## Figure scripts
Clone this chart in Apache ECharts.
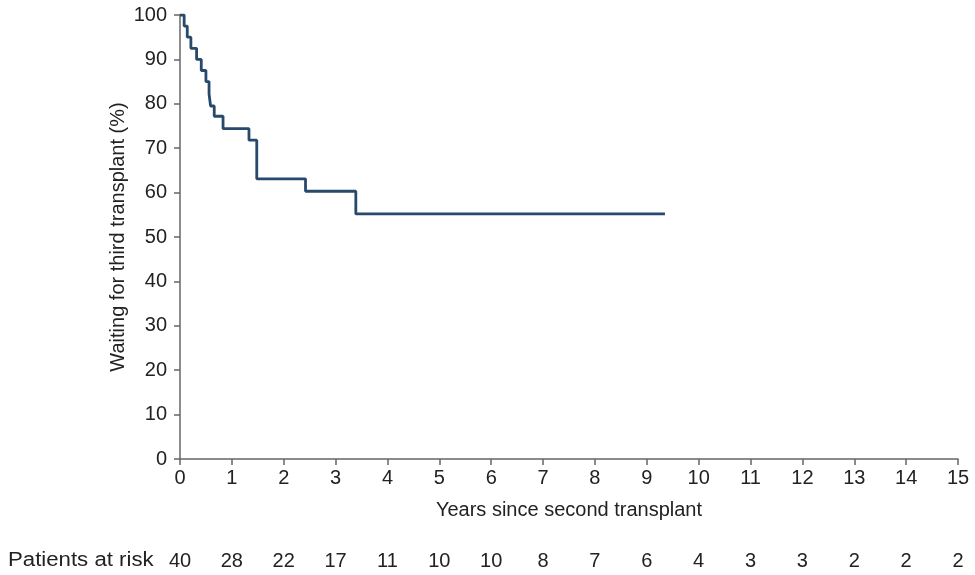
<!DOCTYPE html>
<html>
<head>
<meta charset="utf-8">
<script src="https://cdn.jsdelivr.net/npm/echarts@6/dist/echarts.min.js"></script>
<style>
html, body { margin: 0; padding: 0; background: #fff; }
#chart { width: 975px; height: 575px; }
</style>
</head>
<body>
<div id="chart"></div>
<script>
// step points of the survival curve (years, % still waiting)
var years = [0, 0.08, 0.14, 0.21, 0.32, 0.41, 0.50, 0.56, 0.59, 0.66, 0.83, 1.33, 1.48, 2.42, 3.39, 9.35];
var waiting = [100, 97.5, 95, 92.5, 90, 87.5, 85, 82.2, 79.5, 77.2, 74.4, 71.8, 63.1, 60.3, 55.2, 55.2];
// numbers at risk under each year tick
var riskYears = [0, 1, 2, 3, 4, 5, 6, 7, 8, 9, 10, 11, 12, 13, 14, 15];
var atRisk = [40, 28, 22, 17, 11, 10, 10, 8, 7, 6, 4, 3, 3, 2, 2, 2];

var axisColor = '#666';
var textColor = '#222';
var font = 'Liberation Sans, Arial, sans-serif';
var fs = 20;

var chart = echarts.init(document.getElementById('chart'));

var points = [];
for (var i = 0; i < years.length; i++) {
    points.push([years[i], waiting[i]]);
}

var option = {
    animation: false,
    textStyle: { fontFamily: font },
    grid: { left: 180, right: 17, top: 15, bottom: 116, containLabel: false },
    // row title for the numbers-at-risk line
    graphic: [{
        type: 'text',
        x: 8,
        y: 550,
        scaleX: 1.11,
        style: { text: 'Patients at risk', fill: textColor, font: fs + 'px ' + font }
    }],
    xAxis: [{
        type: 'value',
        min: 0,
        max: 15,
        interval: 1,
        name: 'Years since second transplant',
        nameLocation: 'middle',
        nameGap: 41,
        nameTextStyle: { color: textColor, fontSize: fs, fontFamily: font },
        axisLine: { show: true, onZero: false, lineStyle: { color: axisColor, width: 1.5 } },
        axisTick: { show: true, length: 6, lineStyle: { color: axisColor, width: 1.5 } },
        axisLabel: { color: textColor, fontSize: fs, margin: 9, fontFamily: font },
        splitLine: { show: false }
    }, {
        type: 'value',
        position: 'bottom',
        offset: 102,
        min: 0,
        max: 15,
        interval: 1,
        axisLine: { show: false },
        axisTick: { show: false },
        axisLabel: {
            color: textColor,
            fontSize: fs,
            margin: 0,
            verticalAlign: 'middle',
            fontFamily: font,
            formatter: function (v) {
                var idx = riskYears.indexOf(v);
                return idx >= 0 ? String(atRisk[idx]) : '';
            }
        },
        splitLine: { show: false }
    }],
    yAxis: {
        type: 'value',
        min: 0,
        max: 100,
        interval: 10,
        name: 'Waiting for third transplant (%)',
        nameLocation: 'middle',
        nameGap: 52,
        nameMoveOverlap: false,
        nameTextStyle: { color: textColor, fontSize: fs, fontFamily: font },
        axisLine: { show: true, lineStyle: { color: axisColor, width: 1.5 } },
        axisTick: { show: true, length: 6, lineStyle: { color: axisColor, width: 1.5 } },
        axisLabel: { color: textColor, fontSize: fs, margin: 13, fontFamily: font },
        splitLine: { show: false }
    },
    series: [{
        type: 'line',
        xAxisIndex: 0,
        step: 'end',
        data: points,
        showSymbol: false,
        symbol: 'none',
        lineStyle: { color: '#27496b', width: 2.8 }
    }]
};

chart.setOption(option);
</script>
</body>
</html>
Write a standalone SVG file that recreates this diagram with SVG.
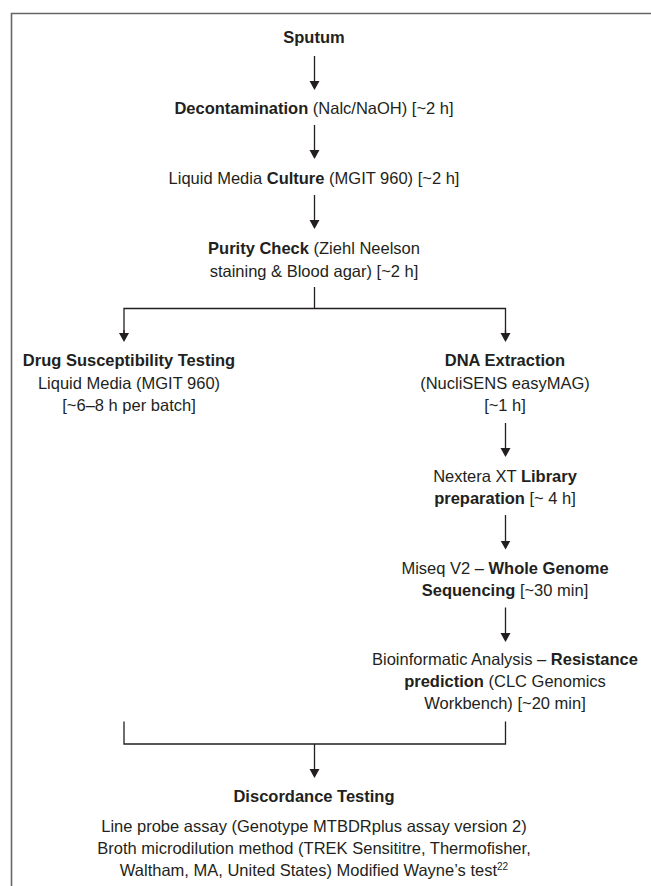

## EXERCISE TASK
Quote all of the entries word for word, omitting any pictures.

## CORRECT ANSWER
Clone this chart in Apache ECharts.
<!DOCTYPE html>
<html>
<head>
<meta charset="utf-8">
<script src="https://cdn.jsdelivr.net/npm/echarts@6/dist/echarts.min.js"></script>
<style>
html, body { margin: 0; padding: 0; background: #fff; }
#chart { width: 975px; height: 575px; }
</style>
</head>
<body>
<div id="chart"></div>
<script>
// step points of the survival curve (years, % still waiting)
var years = [0, 0.08, 0.14, 0.21, 0.32, 0.41, 0.50, 0.56, 0.59, 0.66, 0.83, 1.33, 1.48, 2.42, 3.39, 9.35];
var waiting = [100, 97.5, 95, 92.5, 90, 87.5, 85, 82.2, 79.5, 77.2, 74.4, 71.8, 63.1, 60.3, 55.2, 55.2];
// numbers at risk under each year tick
var riskYears = [0, 1, 2, 3, 4, 5, 6, 7, 8, 9, 10, 11, 12, 13, 14, 15];
var atRisk = [40, 28, 22, 17, 11, 10, 10, 8, 7, 6, 4, 3, 3, 2, 2, 2];

var axisColor = '#666';
var textColor = '#222';
var font = 'Liberation Sans, Arial, sans-serif';
var fs = 20;

var chart = echarts.init(document.getElementById('chart'));

var points = [];
for (var i = 0; i < years.length; i++) {
    points.push([years[i], waiting[i]]);
}

var option = {
    animation: false,
    textStyle: { fontFamily: font },
    grid: { left: 180, right: 17, top: 15, bottom: 116, containLabel: false },
    // row title for the numbers-at-risk line
    graphic: [{
        type: 'text',
        x: 8,
        y: 550,
        scaleX: 1.11,
        style: { text: 'Patients at risk', fill: textColor, font: fs + 'px ' + font }
    }],
    xAxis: [{
        type: 'value',
        min: 0,
        max: 15,
        interval: 1,
        name: 'Years since second transplant',
        nameLocation: 'middle',
        nameGap: 41,
        nameTextStyle: { color: textColor, fontSize: fs, fontFamily: font },
        axisLine: { show: true, onZero: false, lineStyle: { color: axisColor, width: 1.5 } },
        axisTick: { show: true, length: 6, lineStyle: { color: axisColor, width: 1.5 } },
        axisLabel: { color: textColor, fontSize: fs, margin: 9, fontFamily: font },
        splitLine: { show: false }
    }, {
        type: 'value',
        position: 'bottom',
        offset: 102,
        min: 0,
        max: 15,
        interval: 1,
        axisLine: { show: false },
        axisTick: { show: false },
        axisLabel: {
            color: textColor,
            fontSize: fs,
            margin: 0,
            verticalAlign: 'middle',
            fontFamily: font,
            formatter: function (v) {
                var idx = riskYears.indexOf(v);
                return idx >= 0 ? String(atRisk[idx]) : '';
            }
        },
        splitLine: { show: false }
    }],
    yAxis: {
        type: 'value',
        min: 0,
        max: 100,
        interval: 10,
        name: 'Waiting for third transplant (%)',
        nameLocation: 'middle',
        nameGap: 52,
        nameMoveOverlap: false,
        nameTextStyle: { color: textColor, fontSize: fs, fontFamily: font },
        axisLine: { show: true, lineStyle: { color: axisColor, width: 1.5 } },
        axisTick: { show: true, length: 6, lineStyle: { color: axisColor, width: 1.5 } },
        axisLabel: { color: textColor, fontSize: fs, margin: 13, fontFamily: font },
        splitLine: { show: false }
    },
    series: [{
        type: 'line',
        xAxisIndex: 0,
        step: 'end',
        data: points,
        showSymbol: false,
        symbol: 'none',
        lineStyle: { color: '#27496b', width: 2.8 }
    }]
};

chart.setOption(option);
</script>
</body>
</html>
Write a standalone SVG file that recreates this diagram with SVG.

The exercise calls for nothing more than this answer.